After an early focus on works for solo piano, including the three sonatas that Robert Schumann described as “veiled symphonies,” Brahms tended to employ his chosen instrument, the piano, in collaborative works, producing a variety of duo sonatas (with violin, cello, and clarinet), piano trios, piano quartets, and one piano quintet, as well as two more trios (one with horn and one with clarinet).
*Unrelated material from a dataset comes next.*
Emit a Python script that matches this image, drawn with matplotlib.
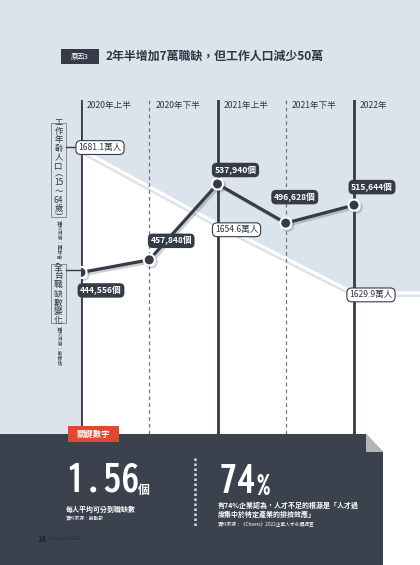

His final efforts for solo keyboard were published in four sets of shorter works (Opp. 116-119), which appeared between 1891 and 1893.

These four sets of late solo piano pieces are all in effect abstract instrumental songs, though unfailingly idiomatic. (So much so, that he abandoned his attempt to orchestrate the immediately popular Intermezzo, Op. 117, No. 1.) All are in the A-B-A song form typical of character pieces and are as highly concentrated as his greatest songs.

Only the first of these groups (Op. 116) has a continuity that argues for continuous performance. The probable dedicatee of these works, Clara Schumann , with whom Brahms had a rather complicated relationship, praised them as “a true source of enjoyment, everything, poetry, passion, rapture, intimacy, full of the most marvellous effects”.

Ludwig van Beethoven
17 December 1770. 26 March 1827 (aged 56). Vienna

The Piano Sonata No. 24 Op. 78, nicknamed “à Thérèse” (because it was written for Countess Thérèse von Brunswick was written in 1809.

The second movement is a variation to the ending of the popular patriots song “Rule Brittania!”

According to Carl Czerny, Beethoven himself singled out this sonata and the “Appassionata “ as favourites together with the later ‘Hammerklavier”. After a pause of four years, Beethoven returned to the piano sonata genre in 1809. Unlike its predecessor, the f-minor Sonata op. 57 (the “Appassionata”), this work strikes a new and lyrically cantabile tone that must have been the reason for its tradition-breaking two-movement structure; a slow middle movement would not have provided the necessary contrast to the outer ones. Just as unusual as the general character of opus 78 is its four bar Adagio introduction; this does not directly refer to the subsequent motifs and themes, and serves no other purpose than to “conjure up the atmosphere of the entire sonata in our hearts” (Hugo Riemann).